==== MATERIAL
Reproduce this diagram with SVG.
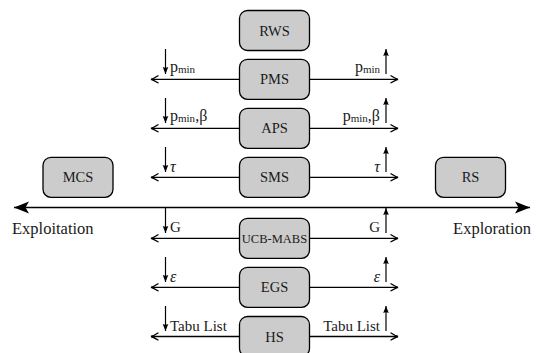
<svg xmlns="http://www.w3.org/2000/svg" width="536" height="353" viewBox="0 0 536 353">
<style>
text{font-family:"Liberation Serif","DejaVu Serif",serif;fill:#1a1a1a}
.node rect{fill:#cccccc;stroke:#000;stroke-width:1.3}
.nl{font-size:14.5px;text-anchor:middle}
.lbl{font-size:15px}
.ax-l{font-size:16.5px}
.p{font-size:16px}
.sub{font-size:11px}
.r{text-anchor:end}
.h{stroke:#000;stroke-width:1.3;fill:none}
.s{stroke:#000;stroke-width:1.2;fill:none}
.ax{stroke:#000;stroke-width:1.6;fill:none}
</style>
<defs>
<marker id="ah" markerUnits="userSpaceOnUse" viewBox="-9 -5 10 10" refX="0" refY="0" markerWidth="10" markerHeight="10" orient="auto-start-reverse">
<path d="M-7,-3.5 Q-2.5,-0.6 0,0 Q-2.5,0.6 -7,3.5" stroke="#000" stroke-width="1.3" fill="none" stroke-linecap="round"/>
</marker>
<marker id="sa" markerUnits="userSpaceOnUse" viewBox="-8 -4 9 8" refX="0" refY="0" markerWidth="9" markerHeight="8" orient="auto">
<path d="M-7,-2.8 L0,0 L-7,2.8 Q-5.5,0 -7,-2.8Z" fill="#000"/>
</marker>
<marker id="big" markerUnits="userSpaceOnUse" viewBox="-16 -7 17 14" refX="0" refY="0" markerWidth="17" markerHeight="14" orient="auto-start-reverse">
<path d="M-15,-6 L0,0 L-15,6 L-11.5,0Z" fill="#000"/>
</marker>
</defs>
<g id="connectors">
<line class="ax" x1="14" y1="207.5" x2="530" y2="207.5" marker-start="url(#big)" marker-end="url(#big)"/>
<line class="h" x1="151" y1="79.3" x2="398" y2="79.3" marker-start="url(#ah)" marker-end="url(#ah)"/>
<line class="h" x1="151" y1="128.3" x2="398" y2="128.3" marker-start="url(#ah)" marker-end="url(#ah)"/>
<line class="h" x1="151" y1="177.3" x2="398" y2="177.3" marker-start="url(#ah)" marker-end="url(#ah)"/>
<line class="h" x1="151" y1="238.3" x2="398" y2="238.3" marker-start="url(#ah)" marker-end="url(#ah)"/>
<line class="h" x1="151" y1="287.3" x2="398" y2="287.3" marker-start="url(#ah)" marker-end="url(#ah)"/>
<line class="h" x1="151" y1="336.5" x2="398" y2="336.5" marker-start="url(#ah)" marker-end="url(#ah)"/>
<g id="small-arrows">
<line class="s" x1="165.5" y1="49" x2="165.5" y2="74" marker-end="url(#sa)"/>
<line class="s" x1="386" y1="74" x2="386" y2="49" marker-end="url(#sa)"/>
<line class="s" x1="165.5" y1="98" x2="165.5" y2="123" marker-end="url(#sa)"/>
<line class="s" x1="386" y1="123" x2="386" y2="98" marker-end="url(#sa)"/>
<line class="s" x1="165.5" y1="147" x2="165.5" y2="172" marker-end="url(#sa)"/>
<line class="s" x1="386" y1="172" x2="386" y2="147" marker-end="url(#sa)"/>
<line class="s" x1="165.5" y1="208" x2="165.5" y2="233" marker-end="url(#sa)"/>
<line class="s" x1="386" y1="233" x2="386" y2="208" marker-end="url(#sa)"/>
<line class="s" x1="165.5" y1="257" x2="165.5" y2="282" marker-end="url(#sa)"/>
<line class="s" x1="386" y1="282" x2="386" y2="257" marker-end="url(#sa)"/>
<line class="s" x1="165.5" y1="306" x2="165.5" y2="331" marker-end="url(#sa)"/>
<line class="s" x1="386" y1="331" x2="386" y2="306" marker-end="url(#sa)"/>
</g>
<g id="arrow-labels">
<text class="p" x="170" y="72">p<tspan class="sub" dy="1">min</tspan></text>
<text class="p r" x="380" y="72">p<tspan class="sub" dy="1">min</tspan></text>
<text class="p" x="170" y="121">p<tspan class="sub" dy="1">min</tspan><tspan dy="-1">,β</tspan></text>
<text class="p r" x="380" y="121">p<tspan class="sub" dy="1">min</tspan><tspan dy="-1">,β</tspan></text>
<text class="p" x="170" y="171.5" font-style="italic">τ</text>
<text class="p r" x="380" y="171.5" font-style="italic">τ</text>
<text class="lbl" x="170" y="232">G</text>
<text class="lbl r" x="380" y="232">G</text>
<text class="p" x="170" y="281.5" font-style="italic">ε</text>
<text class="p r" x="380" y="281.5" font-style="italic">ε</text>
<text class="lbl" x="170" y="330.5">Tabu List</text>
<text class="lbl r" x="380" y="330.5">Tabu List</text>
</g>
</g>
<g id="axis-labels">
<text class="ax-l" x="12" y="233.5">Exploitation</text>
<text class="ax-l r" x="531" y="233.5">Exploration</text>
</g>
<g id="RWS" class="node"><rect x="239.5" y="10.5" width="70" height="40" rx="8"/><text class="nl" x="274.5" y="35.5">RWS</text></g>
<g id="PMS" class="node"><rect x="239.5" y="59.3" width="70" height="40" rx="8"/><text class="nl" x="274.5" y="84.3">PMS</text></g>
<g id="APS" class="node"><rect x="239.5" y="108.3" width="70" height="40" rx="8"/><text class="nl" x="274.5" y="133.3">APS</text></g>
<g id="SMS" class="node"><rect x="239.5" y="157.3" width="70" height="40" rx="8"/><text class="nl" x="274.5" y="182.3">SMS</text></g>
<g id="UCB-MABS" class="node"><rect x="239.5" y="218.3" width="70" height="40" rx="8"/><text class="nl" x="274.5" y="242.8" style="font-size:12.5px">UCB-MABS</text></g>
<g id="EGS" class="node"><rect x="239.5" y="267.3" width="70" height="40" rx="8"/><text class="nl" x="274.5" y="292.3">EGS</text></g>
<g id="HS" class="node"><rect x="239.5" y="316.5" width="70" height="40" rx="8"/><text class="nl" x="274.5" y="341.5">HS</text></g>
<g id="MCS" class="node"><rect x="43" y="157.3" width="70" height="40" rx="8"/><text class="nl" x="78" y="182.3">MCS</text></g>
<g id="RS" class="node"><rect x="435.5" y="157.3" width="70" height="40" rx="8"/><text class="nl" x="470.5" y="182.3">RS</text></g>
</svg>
========
EXERCISE GOAL: Return all of the data exactly as written, and drop the pictures.

SOLUTION FOR THIS PROBLEM:
Reproduce this diagram with SVG.
<svg xmlns="http://www.w3.org/2000/svg" width="536" height="353" viewBox="0 0 536 353">
<style>
text{font-family:"Liberation Serif","DejaVu Serif",serif;fill:#1a1a1a}
.node rect{fill:#cccccc;stroke:#000;stroke-width:1.3}
.nl{font-size:14.5px;text-anchor:middle}
.lbl{font-size:15px}
.ax-l{font-size:16.5px}
.p{font-size:16px}
.sub{font-size:11px}
.r{text-anchor:end}
.h{stroke:#000;stroke-width:1.3;fill:none}
.s{stroke:#000;stroke-width:1.2;fill:none}
.ax{stroke:#000;stroke-width:1.6;fill:none}
</style>
<defs>
<marker id="ah" markerUnits="userSpaceOnUse" viewBox="-9 -5 10 10" refX="0" refY="0" markerWidth="10" markerHeight="10" orient="auto-start-reverse">
<path d="M-7,-3.5 Q-2.5,-0.6 0,0 Q-2.5,0.6 -7,3.5" stroke="#000" stroke-width="1.3" fill="none" stroke-linecap="round"/>
</marker>
<marker id="sa" markerUnits="userSpaceOnUse" viewBox="-8 -4 9 8" refX="0" refY="0" markerWidth="9" markerHeight="8" orient="auto">
<path d="M-7,-2.8 L0,0 L-7,2.8 Q-5.5,0 -7,-2.8Z" fill="#000"/>
</marker>
<marker id="big" markerUnits="userSpaceOnUse" viewBox="-16 -7 17 14" refX="0" refY="0" markerWidth="17" markerHeight="14" orient="auto-start-reverse">
<path d="M-15,-6 L0,0 L-15,6 L-11.5,0Z" fill="#000"/>
</marker>
</defs>
<g id="connectors">
<line class="ax" x1="14" y1="207.5" x2="530" y2="207.5" marker-start="url(#big)" marker-end="url(#big)"/>
<line class="h" x1="151" y1="79.3" x2="398" y2="79.3" marker-start="url(#ah)" marker-end="url(#ah)"/>
<line class="h" x1="151" y1="128.3" x2="398" y2="128.3" marker-start="url(#ah)" marker-end="url(#ah)"/>
<line class="h" x1="151" y1="177.3" x2="398" y2="177.3" marker-start="url(#ah)" marker-end="url(#ah)"/>
<line class="h" x1="151" y1="238.3" x2="398" y2="238.3" marker-start="url(#ah)" marker-end="url(#ah)"/>
<line class="h" x1="151" y1="287.3" x2="398" y2="287.3" marker-start="url(#ah)" marker-end="url(#ah)"/>
<line class="h" x1="151" y1="336.5" x2="398" y2="336.5" marker-start="url(#ah)" marker-end="url(#ah)"/>
<g id="small-arrows">
<line class="s" x1="165.5" y1="49" x2="165.5" y2="74" marker-end="url(#sa)"/>
<line class="s" x1="386" y1="74" x2="386" y2="49" marker-end="url(#sa)"/>
<line class="s" x1="165.5" y1="98" x2="165.5" y2="123" marker-end="url(#sa)"/>
<line class="s" x1="386" y1="123" x2="386" y2="98" marker-end="url(#sa)"/>
<line class="s" x1="165.5" y1="147" x2="165.5" y2="172" marker-end="url(#sa)"/>
<line class="s" x1="386" y1="172" x2="386" y2="147" marker-end="url(#sa)"/>
<line class="s" x1="165.5" y1="208" x2="165.5" y2="233" marker-end="url(#sa)"/>
<line class="s" x1="386" y1="233" x2="386" y2="208" marker-end="url(#sa)"/>
<line class="s" x1="165.5" y1="257" x2="165.5" y2="282" marker-end="url(#sa)"/>
<line class="s" x1="386" y1="282" x2="386" y2="257" marker-end="url(#sa)"/>
<line class="s" x1="165.5" y1="306" x2="165.5" y2="331" marker-end="url(#sa)"/>
<line class="s" x1="386" y1="331" x2="386" y2="306" marker-end="url(#sa)"/>
</g>
<g id="arrow-labels">
<text class="p" x="170" y="72">p<tspan class="sub" dy="1">min</tspan></text>
<text class="p r" x="380" y="72">p<tspan class="sub" dy="1">min</tspan></text>
<text class="p" x="170" y="121">p<tspan class="sub" dy="1">min</tspan><tspan dy="-1">,β</tspan></text>
<text class="p r" x="380" y="121">p<tspan class="sub" dy="1">min</tspan><tspan dy="-1">,β</tspan></text>
<text class="p" x="170" y="171.5" font-style="italic">τ</text>
<text class="p r" x="380" y="171.5" font-style="italic">τ</text>
<text class="lbl" x="170" y="232">G</text>
<text class="lbl r" x="380" y="232">G</text>
<text class="p" x="170" y="281.5" font-style="italic">ε</text>
<text class="p r" x="380" y="281.5" font-style="italic">ε</text>
<text class="lbl" x="170" y="330.5">Tabu List</text>
<text class="lbl r" x="380" y="330.5">Tabu List</text>
</g>
</g>
<g id="axis-labels">
<text class="ax-l" x="12" y="233.5">Exploitation</text>
<text class="ax-l r" x="531" y="233.5">Exploration</text>
</g>
<g id="RWS" class="node"><rect x="239.5" y="10.5" width="70" height="40" rx="8"/><text class="nl" x="274.5" y="35.5">RWS</text></g>
<g id="PMS" class="node"><rect x="239.5" y="59.3" width="70" height="40" rx="8"/><text class="nl" x="274.5" y="84.3">PMS</text></g>
<g id="APS" class="node"><rect x="239.5" y="108.3" width="70" height="40" rx="8"/><text class="nl" x="274.5" y="133.3">APS</text></g>
<g id="SMS" class="node"><rect x="239.5" y="157.3" width="70" height="40" rx="8"/><text class="nl" x="274.5" y="182.3">SMS</text></g>
<g id="UCB-MABS" class="node"><rect x="239.5" y="218.3" width="70" height="40" rx="8"/><text class="nl" x="274.5" y="242.8" style="font-size:12.5px">UCB-MABS</text></g>
<g id="EGS" class="node"><rect x="239.5" y="267.3" width="70" height="40" rx="8"/><text class="nl" x="274.5" y="292.3">EGS</text></g>
<g id="HS" class="node"><rect x="239.5" y="316.5" width="70" height="40" rx="8"/><text class="nl" x="274.5" y="341.5">HS</text></g>
<g id="MCS" class="node"><rect x="43" y="157.3" width="70" height="40" rx="8"/><text class="nl" x="78" y="182.3">MCS</text></g>
<g id="RS" class="node"><rect x="435.5" y="157.3" width="70" height="40" rx="8"/><text class="nl" x="470.5" y="182.3">RS</text></g>
</svg>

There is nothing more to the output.